◆ Problem description: Copy the first line of the material below and every later line through the line containing "(eu) at (313.5,1125.5)", without any other output.

====================

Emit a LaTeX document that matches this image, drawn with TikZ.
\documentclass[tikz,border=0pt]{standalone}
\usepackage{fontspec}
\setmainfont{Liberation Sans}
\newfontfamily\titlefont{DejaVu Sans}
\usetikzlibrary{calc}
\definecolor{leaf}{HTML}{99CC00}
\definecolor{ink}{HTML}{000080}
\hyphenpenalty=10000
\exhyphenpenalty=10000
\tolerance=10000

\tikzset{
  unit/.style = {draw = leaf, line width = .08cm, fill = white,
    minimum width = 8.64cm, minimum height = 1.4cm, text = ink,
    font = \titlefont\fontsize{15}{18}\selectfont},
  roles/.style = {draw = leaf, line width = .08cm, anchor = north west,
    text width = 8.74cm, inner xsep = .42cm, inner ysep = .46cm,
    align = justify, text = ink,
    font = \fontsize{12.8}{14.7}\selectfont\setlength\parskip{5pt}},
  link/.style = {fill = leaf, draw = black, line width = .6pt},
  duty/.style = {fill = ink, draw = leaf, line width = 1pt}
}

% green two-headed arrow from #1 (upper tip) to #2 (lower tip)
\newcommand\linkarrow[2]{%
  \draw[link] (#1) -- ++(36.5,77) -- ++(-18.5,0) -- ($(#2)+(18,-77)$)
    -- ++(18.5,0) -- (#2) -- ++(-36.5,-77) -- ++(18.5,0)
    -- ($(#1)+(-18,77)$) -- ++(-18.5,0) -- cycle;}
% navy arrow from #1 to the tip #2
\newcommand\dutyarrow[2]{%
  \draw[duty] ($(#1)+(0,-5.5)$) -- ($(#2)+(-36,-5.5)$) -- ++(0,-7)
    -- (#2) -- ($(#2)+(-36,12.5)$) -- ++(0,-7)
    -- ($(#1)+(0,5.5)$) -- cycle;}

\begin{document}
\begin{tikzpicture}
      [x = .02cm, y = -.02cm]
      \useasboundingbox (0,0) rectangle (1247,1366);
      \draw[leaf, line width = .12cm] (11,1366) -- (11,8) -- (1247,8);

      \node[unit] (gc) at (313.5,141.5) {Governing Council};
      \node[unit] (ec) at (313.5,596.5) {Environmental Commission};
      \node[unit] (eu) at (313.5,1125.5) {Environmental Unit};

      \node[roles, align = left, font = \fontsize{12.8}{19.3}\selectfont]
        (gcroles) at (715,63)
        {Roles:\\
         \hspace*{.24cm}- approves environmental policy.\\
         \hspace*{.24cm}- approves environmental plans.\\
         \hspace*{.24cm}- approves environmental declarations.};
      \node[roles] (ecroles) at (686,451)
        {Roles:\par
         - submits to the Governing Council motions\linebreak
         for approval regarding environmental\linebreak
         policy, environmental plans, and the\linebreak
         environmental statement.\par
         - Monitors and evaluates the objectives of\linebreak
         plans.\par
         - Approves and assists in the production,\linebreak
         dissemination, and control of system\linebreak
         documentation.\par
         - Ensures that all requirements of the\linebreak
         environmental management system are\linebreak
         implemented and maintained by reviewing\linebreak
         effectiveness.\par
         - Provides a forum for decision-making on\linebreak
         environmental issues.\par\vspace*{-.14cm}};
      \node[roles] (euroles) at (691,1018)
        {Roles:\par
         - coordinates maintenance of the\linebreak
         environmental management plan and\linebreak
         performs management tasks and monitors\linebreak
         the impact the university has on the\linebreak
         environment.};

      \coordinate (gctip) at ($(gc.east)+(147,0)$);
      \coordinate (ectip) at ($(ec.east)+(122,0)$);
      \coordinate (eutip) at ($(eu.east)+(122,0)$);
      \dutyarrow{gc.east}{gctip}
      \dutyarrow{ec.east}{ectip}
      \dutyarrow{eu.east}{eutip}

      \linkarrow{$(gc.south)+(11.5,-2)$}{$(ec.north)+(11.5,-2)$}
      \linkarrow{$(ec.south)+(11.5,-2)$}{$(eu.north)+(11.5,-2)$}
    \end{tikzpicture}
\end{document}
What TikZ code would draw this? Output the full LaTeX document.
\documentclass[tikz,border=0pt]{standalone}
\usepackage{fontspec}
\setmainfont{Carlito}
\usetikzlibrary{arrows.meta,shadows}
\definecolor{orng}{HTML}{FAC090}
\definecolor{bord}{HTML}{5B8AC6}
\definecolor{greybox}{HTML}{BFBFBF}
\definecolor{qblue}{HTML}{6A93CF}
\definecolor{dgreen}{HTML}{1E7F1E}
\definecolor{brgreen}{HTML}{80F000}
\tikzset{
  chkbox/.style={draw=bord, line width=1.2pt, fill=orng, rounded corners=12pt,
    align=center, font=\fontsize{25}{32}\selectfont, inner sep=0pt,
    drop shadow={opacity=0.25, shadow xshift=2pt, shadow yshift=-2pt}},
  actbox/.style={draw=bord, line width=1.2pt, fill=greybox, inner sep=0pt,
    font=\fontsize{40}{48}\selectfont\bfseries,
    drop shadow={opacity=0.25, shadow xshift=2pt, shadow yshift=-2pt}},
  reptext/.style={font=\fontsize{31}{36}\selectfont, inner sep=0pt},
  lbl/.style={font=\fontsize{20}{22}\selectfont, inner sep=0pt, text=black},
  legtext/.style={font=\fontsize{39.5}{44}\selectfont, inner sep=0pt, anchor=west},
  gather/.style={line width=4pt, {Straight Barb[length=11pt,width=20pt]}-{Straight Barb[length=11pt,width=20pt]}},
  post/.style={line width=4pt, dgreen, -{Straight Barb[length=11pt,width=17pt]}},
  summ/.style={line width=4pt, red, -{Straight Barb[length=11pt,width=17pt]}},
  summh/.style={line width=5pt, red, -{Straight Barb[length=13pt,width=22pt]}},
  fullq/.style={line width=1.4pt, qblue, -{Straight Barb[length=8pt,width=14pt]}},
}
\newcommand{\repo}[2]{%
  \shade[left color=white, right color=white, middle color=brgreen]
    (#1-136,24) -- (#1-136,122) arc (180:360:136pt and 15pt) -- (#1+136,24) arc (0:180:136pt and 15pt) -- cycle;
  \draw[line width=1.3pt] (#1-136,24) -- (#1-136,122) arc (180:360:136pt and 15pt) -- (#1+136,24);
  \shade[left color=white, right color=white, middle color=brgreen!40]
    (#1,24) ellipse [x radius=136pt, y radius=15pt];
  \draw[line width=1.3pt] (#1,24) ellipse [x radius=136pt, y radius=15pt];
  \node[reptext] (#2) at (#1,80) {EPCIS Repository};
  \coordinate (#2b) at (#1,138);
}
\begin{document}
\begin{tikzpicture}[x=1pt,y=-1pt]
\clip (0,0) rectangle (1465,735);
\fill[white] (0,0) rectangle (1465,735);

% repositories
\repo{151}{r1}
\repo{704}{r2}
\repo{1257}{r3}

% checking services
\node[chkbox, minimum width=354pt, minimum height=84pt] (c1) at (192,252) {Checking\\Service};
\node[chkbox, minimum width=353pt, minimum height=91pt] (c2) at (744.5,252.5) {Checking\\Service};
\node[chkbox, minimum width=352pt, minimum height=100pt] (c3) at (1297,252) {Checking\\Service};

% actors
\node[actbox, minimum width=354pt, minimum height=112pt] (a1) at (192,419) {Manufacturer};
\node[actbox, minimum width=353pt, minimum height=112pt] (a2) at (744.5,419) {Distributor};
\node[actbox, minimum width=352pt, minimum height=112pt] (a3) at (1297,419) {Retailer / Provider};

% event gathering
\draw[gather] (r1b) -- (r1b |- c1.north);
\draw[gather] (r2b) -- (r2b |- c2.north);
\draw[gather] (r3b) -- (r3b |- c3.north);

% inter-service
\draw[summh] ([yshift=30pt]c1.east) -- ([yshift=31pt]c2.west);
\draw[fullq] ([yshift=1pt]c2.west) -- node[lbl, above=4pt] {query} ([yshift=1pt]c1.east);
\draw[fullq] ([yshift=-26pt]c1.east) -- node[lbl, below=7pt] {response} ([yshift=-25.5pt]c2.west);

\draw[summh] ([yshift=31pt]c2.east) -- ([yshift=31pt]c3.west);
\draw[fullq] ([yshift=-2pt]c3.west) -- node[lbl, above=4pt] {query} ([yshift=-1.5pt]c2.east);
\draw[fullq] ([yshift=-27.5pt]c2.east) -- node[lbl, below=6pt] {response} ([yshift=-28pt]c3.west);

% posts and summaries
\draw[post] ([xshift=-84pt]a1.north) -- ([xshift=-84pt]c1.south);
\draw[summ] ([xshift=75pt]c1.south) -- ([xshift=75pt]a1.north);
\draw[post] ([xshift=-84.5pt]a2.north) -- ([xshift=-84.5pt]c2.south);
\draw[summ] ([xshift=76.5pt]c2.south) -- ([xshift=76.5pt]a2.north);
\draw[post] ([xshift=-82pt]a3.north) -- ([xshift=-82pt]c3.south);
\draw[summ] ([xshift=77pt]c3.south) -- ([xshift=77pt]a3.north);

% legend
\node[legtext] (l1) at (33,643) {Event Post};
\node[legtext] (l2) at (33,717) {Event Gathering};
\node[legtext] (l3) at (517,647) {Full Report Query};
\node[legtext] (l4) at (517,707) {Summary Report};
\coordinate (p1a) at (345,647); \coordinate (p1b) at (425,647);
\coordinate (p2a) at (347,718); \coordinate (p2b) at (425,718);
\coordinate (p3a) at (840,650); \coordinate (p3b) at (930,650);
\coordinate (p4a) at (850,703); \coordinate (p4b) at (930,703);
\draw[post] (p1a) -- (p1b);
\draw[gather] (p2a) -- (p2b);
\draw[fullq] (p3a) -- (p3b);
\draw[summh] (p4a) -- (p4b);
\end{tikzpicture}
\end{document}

====================

◆ Solution:
Emit a LaTeX document that matches this image, drawn with TikZ.
\documentclass[tikz,border=0pt]{standalone}
\usepackage{fontspec}
\setmainfont{Liberation Sans}
\newfontfamily\titlefont{DejaVu Sans}
\usetikzlibrary{calc}
\definecolor{leaf}{HTML}{99CC00}
\definecolor{ink}{HTML}{000080}
\hyphenpenalty=10000
\exhyphenpenalty=10000
\tolerance=10000

\tikzset{
  unit/.style = {draw = leaf, line width = .08cm, fill = white,
    minimum width = 8.64cm, minimum height = 1.4cm, text = ink,
    font = \titlefont\fontsize{15}{18}\selectfont},
  roles/.style = {draw = leaf, line width = .08cm, anchor = north west,
    text width = 8.74cm, inner xsep = .42cm, inner ysep = .46cm,
    align = justify, text = ink,
    font = \fontsize{12.8}{14.7}\selectfont\setlength\parskip{5pt}},
  link/.style = {fill = leaf, draw = black, line width = .6pt},
  duty/.style = {fill = ink, draw = leaf, line width = 1pt}
}

% green two-headed arrow from #1 (upper tip) to #2 (lower tip)
\newcommand\linkarrow[2]{%
  \draw[link] (#1) -- ++(36.5,77) -- ++(-18.5,0) -- ($(#2)+(18,-77)$)
    -- ++(18.5,0) -- (#2) -- ++(-36.5,-77) -- ++(18.5,0)
    -- ($(#1)+(-18,77)$) -- ++(-18.5,0) -- cycle;}
% navy arrow from #1 to the tip #2
\newcommand\dutyarrow[2]{%
  \draw[duty] ($(#1)+(0,-5.5)$) -- ($(#2)+(-36,-5.5)$) -- ++(0,-7)
    -- (#2) -- ($(#2)+(-36,12.5)$) -- ++(0,-7)
    -- ($(#1)+(0,5.5)$) -- cycle;}

\begin{document}
\begin{tikzpicture}
      [x = .02cm, y = -.02cm]
      \useasboundingbox (0,0) rectangle (1247,1366);
      \draw[leaf, line width = .12cm] (11,1366) -- (11,8) -- (1247,8);

      \node[unit] (gc) at (313.5,141.5) {Governing Council};
      \node[unit] (ec) at (313.5,596.5) {Environmental Commission};
      \node[unit] (eu) at (313.5,1125.5) {Environmental Unit};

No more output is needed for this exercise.